À plusieurs reprises, dans le cadre de nos chroniques, nous avons mis en exergue nos secteurs de prédilection, à savoir l’alimentation en général, la pharmacie et, « last but not least », celui du luxe.
Il faut se rendre à l’évidence : contre toute attente, depuis plusieurs mois, les valeurs alimentaires sont plus que décevantes, en dépit du rendement de leurs titres, souvent attrayant. Quelques représentantes de la pharmacie s’occupant de régimes amincissants ont eu davantage de succès. Le luxe homogènement a bien tiré son épingle du jeu, ce qui nous conduit à nous concentrer sur l’une de ses plus brillantes représentantes : Hermès.
L’entreprise fut créée en 1837 dans un atelier de harnais sous la conduite de Thierry Hermès qui, d’emblée, visa l’excellence dans sa production de selles et d’accessoires dont la finition et la robustesse attira l’attention de la clientèle des royautés européennes de l’époque et lui valut une distinction convoitée lors de l’Exposition universelle d’art et d’industrie à Paris.
Dans l’entre-deux-guerres, le mode de vie évolua et Hermès étendit sa gamme de produits à la maroquinerie, avec une fantastique innovation inspirée de la capote d’une voiture militaire canadienne dont le système d’ouverture et de fermeture connu sous le nom de fermeture Eclair sera appliqué aux bagages de la Maison.
Au gré des décennies de nouveaux métiers sont adoptés, des vêtements masculins, de golf notamment, puis des bijoux, des montres et des sandales, des parfums aussi avec une date à se remémorer, 1937, le premier carré de soie « Jeu des omnibus et dames blanches ».

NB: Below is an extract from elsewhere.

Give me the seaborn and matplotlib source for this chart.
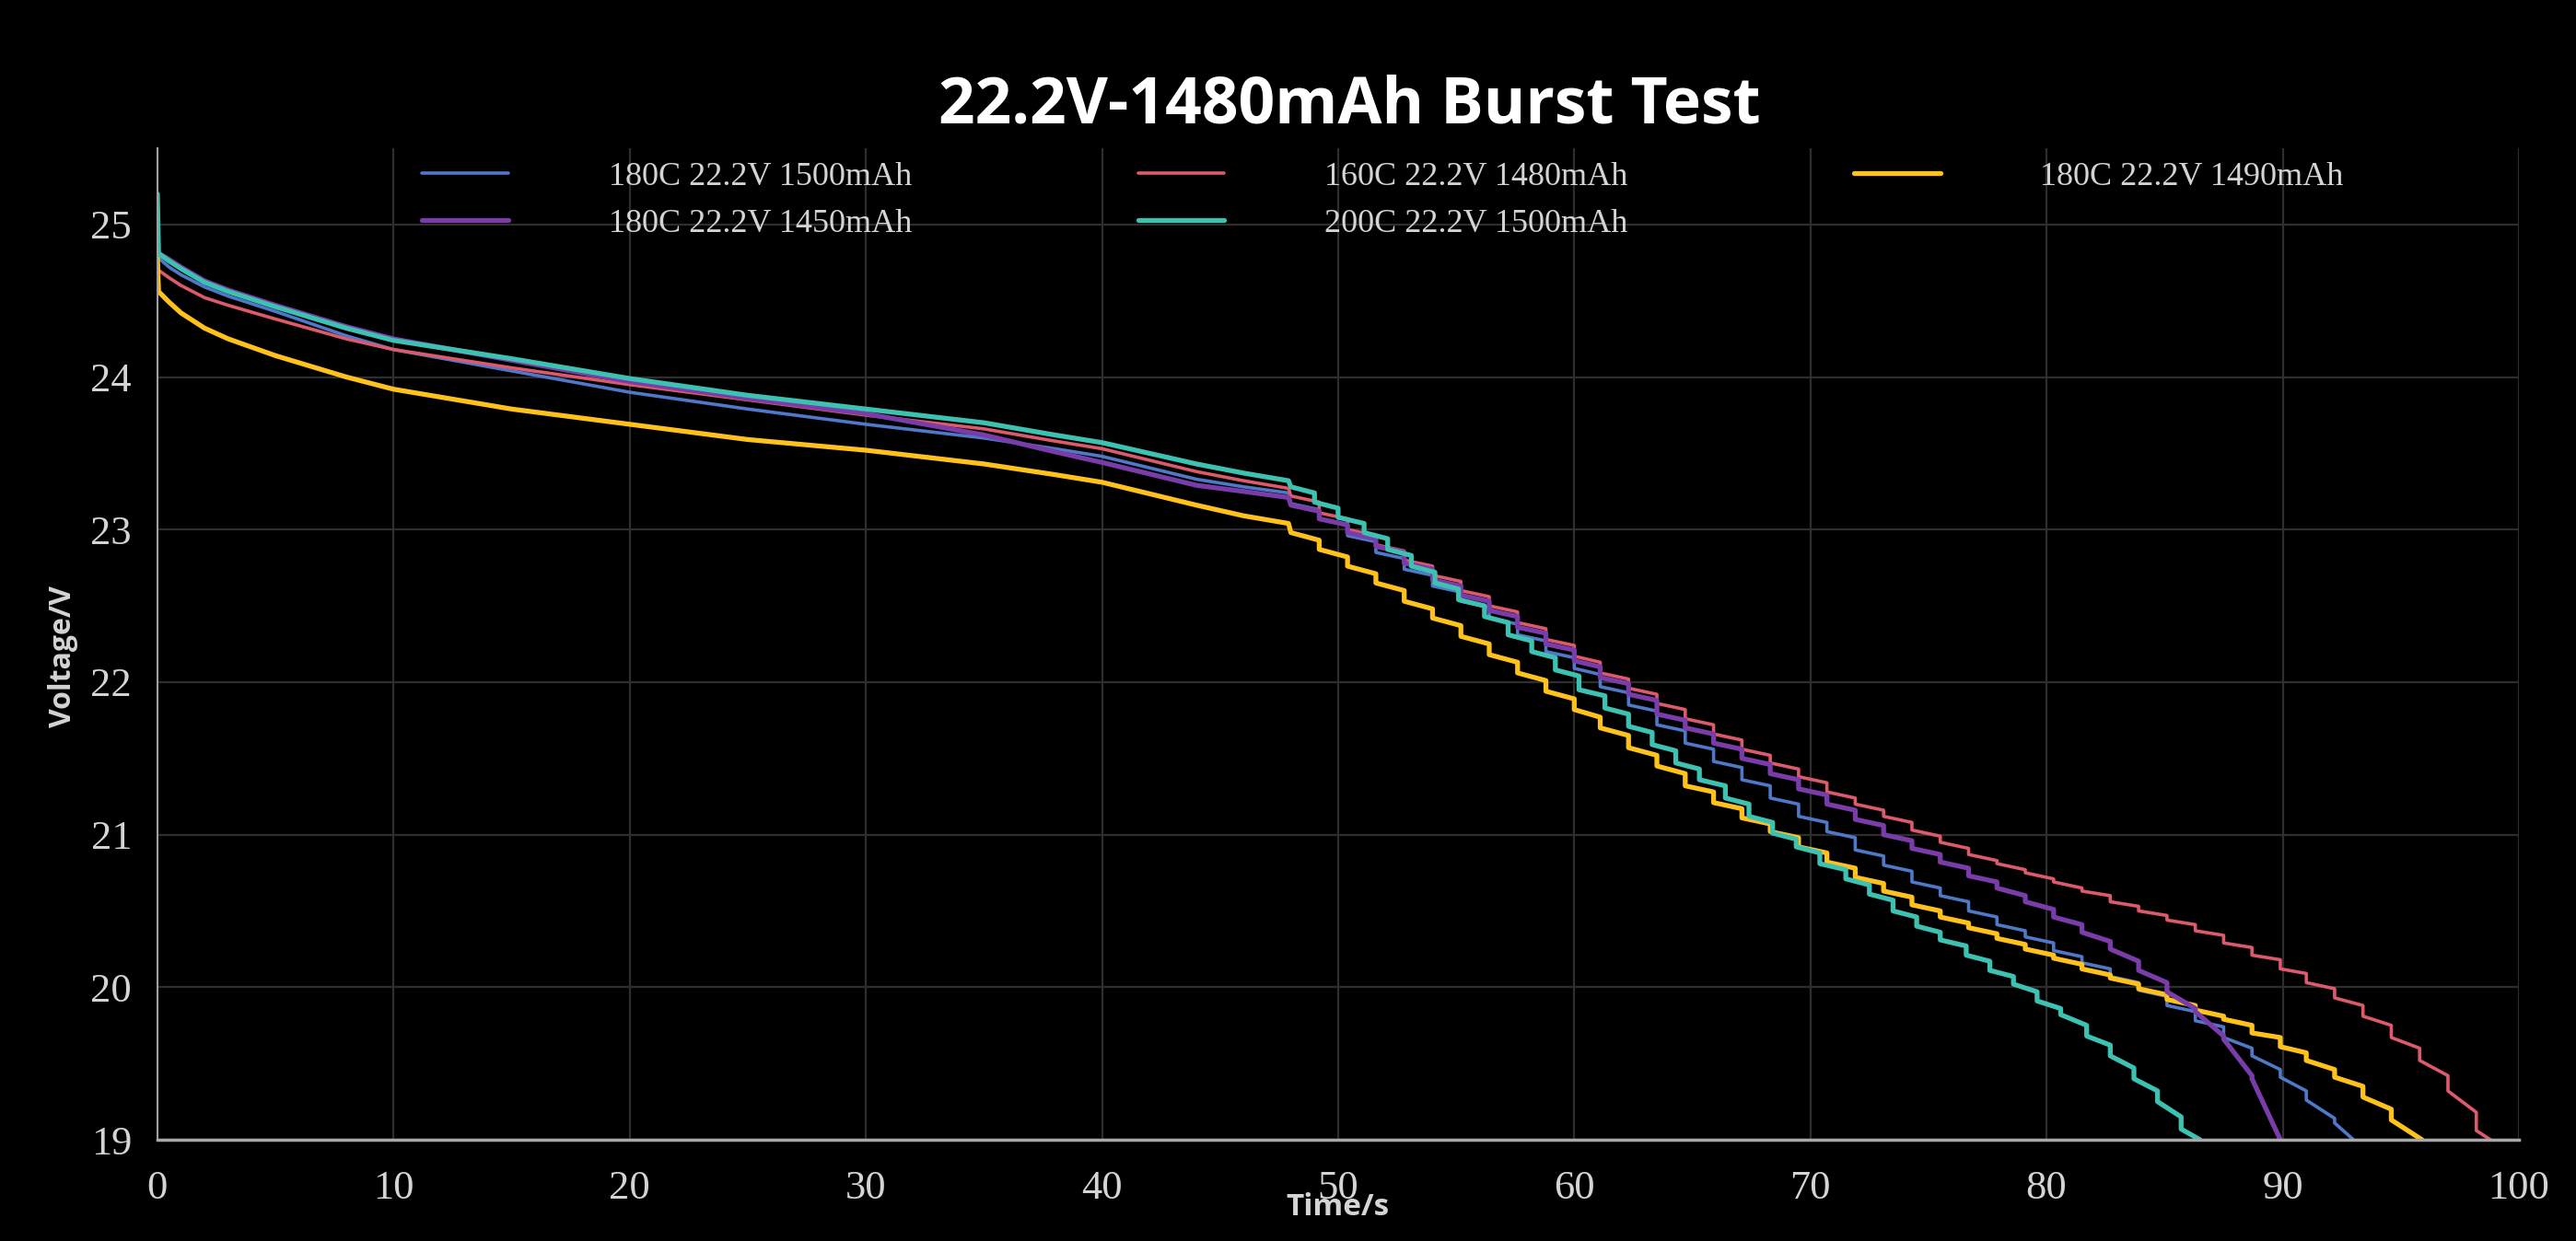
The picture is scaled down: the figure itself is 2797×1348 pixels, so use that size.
import matplotlib
matplotlib.use("Agg")
import matplotlib.pyplot as plt
import seaborn as sns

# ---- data ----
labels = ["180C 22.2V 1500mAh", "180C 22.2V 1450mAh", "160C 22.2V 1480mAh",
          "200C 22.2V 1500mAh", "180C 22.2V 1490mAh"]
colors = ["#5078c8", "#7a3ca8", "#dc5a6c", "#3dc2b2", "#ffc21c"]

# smooth discharge before the pulses start (common sample times)
t_smooth = [0, 0.05, 0.5, 1, 2, 3, 5, 8, 10, 15, 20, 25, 30, 35, 38, 40, 44, 46, 47.9]
v_smooth_blue = [24.82, 24.78, 24.72, 24.67, 24.59, 24.53, 24.43, 24.27, 24.18, 24.04,
                 23.90, 23.79, 23.69, 23.60, 23.53, 23.48, 23.33, 23.28, 23.24]
v_smooth_purple = [24.82, 24.81, 24.77, 24.72, 24.63, 24.57, 24.47, 24.33, 24.25, 24.11,
                   23.97, 23.86, 23.76, 23.62, 23.51, 23.44, 23.29, 23.25, 23.21]
v_smooth_red = [24.80, 24.70, 24.65, 24.60, 24.52, 24.47, 24.38, 24.25, 24.18, 24.06,
                23.95, 23.85, 23.75, 23.66, 23.58, 23.53, 23.38, 23.32, 23.27]
v_smooth_teal = [25.20, 24.81, 24.76, 24.71, 24.62, 24.56, 24.46, 24.32, 24.24, 24.12,
                 23.99, 23.88, 23.79, 23.70, 23.62, 23.57, 23.43, 23.37, 23.32]
v_smooth_yellow = [24.78, 24.56, 24.49, 24.42, 24.32, 24.25, 24.14, 24.00, 23.92, 23.79,
                   23.69, 23.59, 23.52, 23.43, 23.36, 23.31, 23.16, 23.09, 23.04]

# burst part: start time of each pulse step
t_steps = [48.0, 49.2, 50.4, 51.6, 52.8, 54.0, 55.2, 56.4, 57.6, 58.8, 60.0, 61.1, 62.3,
           63.5, 64.7, 65.9, 67.1, 68.3, 69.5, 70.7, 71.9, 73.1, 74.3, 75.5, 76.7, 77.9,
           79.1, 80.3, 81.5, 82.7, 83.9, 85.1, 86.3, 87.5, 88.7, 89.9, 91.0, 92.2, 93.4,
           94.6, 95.8, 97.0, 98.2]
t_steps_teal = [48.0, 49.0, 50.0, 51.1, 52.1, 53.1, 54.1, 55.1, 56.2, 57.2, 58.2, 59.2,
                60.2, 61.3, 62.3, 63.3, 64.3, 65.3, 66.4, 67.4, 68.4, 69.4, 70.4, 71.5,
                72.5, 73.5, 74.5, 75.5, 76.6, 77.6, 78.6, 79.6, 80.6, 81.7, 82.7, 83.7,
                84.7, 85.7]

# voltage at the start (top) and end (bottom) of each step
top_blue = [23.17, 23.07, 22.96, 22.85, 22.74, 22.63, 22.53, 22.42, 22.31, 22.20,
            22.09, 21.97, 21.85, 21.72, 21.60, 21.48, 21.36, 21.24, 21.12, 21.02,
            20.90, 20.80, 20.69, 20.60, 20.50, 20.41, 20.33, 20.24, 20.16, 20.07,
            19.98, 19.88, 19.78, 19.67, 19.55, 19.41, 19.26, 19.11]
bot_blue = [23.13, 23.03, 22.92, 22.81, 22.70, 22.59, 22.49, 22.38, 22.27, 22.16,
            22.05, 21.93, 21.81, 21.68, 21.56, 21.44, 21.32, 21.20, 21.08, 20.98,
            20.86, 20.76, 20.65, 20.56, 20.46, 20.37, 20.29, 20.20, 20.12, 20.03,
            19.94, 19.84, 19.74, 19.60, 19.46, 19.32, 19.14, 19.00]
top_purple = [23.16, 23.07, 22.98, 22.89, 22.78, 22.67, 22.57, 22.47, 22.36, 22.25,
              22.14, 22.03, 21.92, 21.79, 21.70, 21.60, 21.50, 21.40, 21.30, 21.20,
              21.10, 21.00, 20.91, 20.82, 20.73, 20.65, 20.56, 20.46, 20.36, 20.25,
              20.11, 19.97, 19.84, 19.66, 19.40]
bot_purple = [23.12, 23.03, 22.94, 22.85, 22.74, 22.63, 22.53, 22.43, 22.32, 22.21,
              22.10, 21.99, 21.88, 21.75, 21.66, 21.56, 21.46, 21.36, 21.26, 21.16,
              21.06, 20.96, 20.87, 20.78, 20.69, 20.60, 20.51, 20.41, 20.30, 20.17,
              20.03, 19.86, 19.68, 19.42, 19.00]
top_red = [23.22, 23.11, 23.00, 22.90, 22.80, 22.70, 22.60, 22.50, 22.39, 22.28,
           22.17, 22.06, 21.96, 21.86, 21.76, 21.66, 21.56, 21.47, 21.38, 21.28,
           21.20, 21.12, 21.03, 20.95, 20.87, 20.81, 20.75, 20.69, 20.63, 20.56,
           20.50, 20.44, 20.37, 20.29, 20.21, 20.12, 20.03, 19.93, 19.81, 19.67,
           19.52, 19.32, 19.06]
bot_red = [23.18, 23.07, 22.96, 22.86, 22.76, 22.66, 22.56, 22.46, 22.35, 22.24,
           22.13, 22.02, 21.92, 21.82, 21.72, 21.62, 21.52, 21.43, 21.34, 21.24,
           21.16, 21.08, 20.99, 20.91, 20.83, 20.77, 20.71, 20.65, 20.60, 20.53,
           20.47, 20.41, 20.34, 20.26, 20.18, 20.09, 19.99, 19.88, 19.75, 19.60,
           19.42, 19.18, 19.00]
top_teal = [23.28, 23.18, 23.08, 22.98, 22.87, 22.76, 22.65, 22.54, 22.43, 22.31,
            22.20, 22.08, 21.95, 21.83, 21.71, 21.59, 21.47, 21.36, 21.24, 21.12,
            21.01, 20.92, 20.81, 20.71, 20.61, 20.50, 20.40, 20.31, 20.21, 20.11,
            20.02, 19.91, 19.82, 19.68, 19.55, 19.40, 19.25, 19.07]
bot_teal = [23.24, 23.14, 23.04, 22.94, 22.83, 22.72, 22.61, 22.50, 22.39, 22.27,
            22.16, 22.04, 21.91, 21.79, 21.67, 21.55, 21.43, 21.32, 21.20, 21.08,
            20.97, 20.88, 20.77, 20.67, 20.57, 20.46, 20.36, 20.27, 20.17, 20.07,
            19.97, 19.86, 19.75, 19.62, 19.47, 19.32, 19.15, 19.00]
top_yellow = [22.98, 22.87, 22.76, 22.65, 22.53, 22.42, 22.30, 22.18, 22.06, 21.94,
              21.82, 21.70, 21.57, 21.45, 21.32, 21.21, 21.11, 21.02, 20.92, 20.82,
              20.72, 20.63, 20.54, 20.46, 20.39, 20.32, 20.25, 20.19, 20.12, 20.06,
              19.99, 19.92, 19.85, 19.79, 19.70, 19.61, 19.52, 19.41, 19.28, 19.13]
bot_yellow = [22.93, 22.82, 22.71, 22.60, 22.48, 22.37, 22.25, 22.13, 22.01, 21.89,
              21.77, 21.65, 21.52, 21.40, 21.28, 21.17, 21.07, 20.98, 20.88, 20.78,
              20.68, 20.59, 20.50, 20.42, 20.35, 20.28, 20.21, 20.15, 20.08, 20.02,
              19.95, 19.88, 19.81, 19.75, 19.67, 19.57, 19.46, 19.35, 19.20, 19.00]

# time where each curve reaches the 19 V floor
end_times = [93.0, 89.9, 98.8, 86.5, 95.9]

smooth_v = [v_smooth_blue, v_smooth_purple, v_smooth_red, v_smooth_teal, v_smooth_yellow]
tops = [top_blue, top_purple, top_red, top_teal, top_yellow]
bots = [bot_blue, bot_purple, bot_red, bot_teal, bot_yellow]
step_t = [t_steps, t_steps, t_steps, t_steps_teal, t_steps]
widths = [2.6, 3.8, 2.6, 3.8, 3.8]
draw_order = [0, 2, 4, 1, 3]


def series_points(i):
    xs = list(t_smooth)
    ys = list(smooth_v[i])
    n = len(tops[i])
    starts = step_t[i][:n]
    ends = step_t[i][1:n] + [end_times[i]]
    for t0, t1, a, b in zip(starts, ends, tops[i], bots[i]):
        xs += [t0, t1]
        ys += [a, b]
    return xs, ys


# ---- style ----
sns.set_style("dark", {"axes.facecolor": "black", "figure.facecolor": "black",
                       "grid.color": "#2e2e2e"})
plt.rcParams["font.family"] = ["Liberation Serif", "DejaVu Serif"]

fig = plt.figure(figsize=(27.97, 13.48), dpi=100)
ax = fig.add_axes([0.0611, 0.0816, 0.9167, 0.799])

handles = {}
for i in draw_order:
    xs, ys = series_points(i)
    sns.lineplot(x=xs, y=ys, color=colors[i], linewidth=widths[i], estimator=None,
                 sort=False, ax=ax, label=labels[i])
    handles[i] = ax.lines[-1]

ax.set_xlim(0, 100)
ax.set_ylim(19, 25.5)
ax.set_xticks(range(0, 101, 10))
ax.set_yticks(range(19, 26))
ax.grid(True, color="#2e2e2e", linewidth=1.6)
ax.tick_params(length=0, labelsize=32, labelcolor="#d4d4d4")
ax.tick_params(axis="y", pad=20)
ax.tick_params(axis="x", pad=24)

for side in ["top", "right"]:
    ax.spines[side].set_visible(False)
ax.spines["left"].set_color("#a0a0a0")
ax.spines["left"].set_linewidth(1.5)
ax.spines["bottom"].set_color("#a8a8a8")
ax.spines["bottom"].set_linewidth(2.5)

ax.set_xlabel("Time/s", fontsize=24, fontweight="bold", color="#d4d4d4",
              family="Open Sans", va="center")
ax.xaxis.set_label_coords(0.5, -0.068)
ax.set_ylabel("Voltage/V", fontsize=23, fontweight="bold", color="#d4d4d4",
              family="Open Sans", va="center")
ax.yaxis.set_label_coords(-0.040, 0.487)

leg = ax.legend([handles[i] for i in range(5)], labels, ncol=3, loc="upper left",
                bbox_to_anchor=(0.1065, 1.0), frameon=False, borderaxespad=0,
                handlelength=2.6, handletextpad=3.0, columnspacing=6.8,
                labelspacing=0.5, prop={"family": "Liberation Serif", "size": 26})
for txt in leg.get_texts():
    txt.set_color("#d4d4d4")

fig.text(0.5238, 0.914, "22.2V-1480mAh Burst Test", ha="center", va="center",
         fontsize=50, fontweight="bold", color="white", family="Open Sans")

fig.savefig("out.png", dpi=100, facecolor="black")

La Maison Hermès s’est toujours distinguée des autres sociétés de luxe de plusieurs manières ; la qualité exceptionnelle de ses produits, souvent fabriqués à la main par des artisans hautement qualifiés, d’où une durabilité et une valeur de revente élevée. Cette obsession de la qualité et le souci d’assurer une relève amena à la création d’écoles Hermès formant des artisans de haut vol dont le certificat de fin de parcours est en soi une référence d’excellence. L’innovation n’est pas en reste et, tous produits confondus, ce ne sont pas moins de 16’000 articles qui sont testés et mis sur le marché annuellement.
Hermès cultive une image de discrétion et d’exclusivité, en limitant la distribution et en évitant un marketing agressif. Cela renforce l’attrait de la marque et crée un sentiment de rareté et d’élitisme de bon ton autour de ses produits. La société n’a pas d’égérie ni d’ambassadeur, mais doit éprouver une satisfaction discrète lorsqu’une personnalité de l’art ou de la politique arbore une forme ou l’autre de la marque.
Ce souci légendaire de la discrétion fut provisoirement rompu à bon escient en juin 1993 lorsque la marque fut introduite sur le second marché de Paris, sous la forme d’une offre publique de vente qui rencontra un immense succès, la demande étant plus de 30 fois supérieure à l’offre, portant sur plus de 14 millions de titres au prix d’offre de 300 francs (équivalent de 45 Euros environ !) contre une offre de 425 mille titres. 2. 93% des demandes, en majeure partie en provenance de l’étranger, purent être ainsi servies.
Une trentaine d’années plus tard, l’action s’échange aux alentours de 2300 Euros, avec un dividende revu régulièrement à la hausse en fonction de l’évolution des résultats. Cela représente, compte tenu d’une division ultérieure des titres par deux, une progression de plus de 45’000 % !!! par rapport à moins de 4’000%, ce qui n’est déjà pas mal, pour le fonds Berkshire Hathaway de Warren Buffett au cours de la même période.
La conclusion corrobore la philosophie de notre précédente chronique consacrée à Thomas Gayner et à sa politique. Lorsqu’on a un bon cheval, on fait fi des incidents de parcours et on s’en tient à sa décision initiale. Hermès fait partie de cette poignée de valeurs comme Air Liquide, ASML ou Microsoft, deux ou trois autres encore, que l’on n’aliène jamais.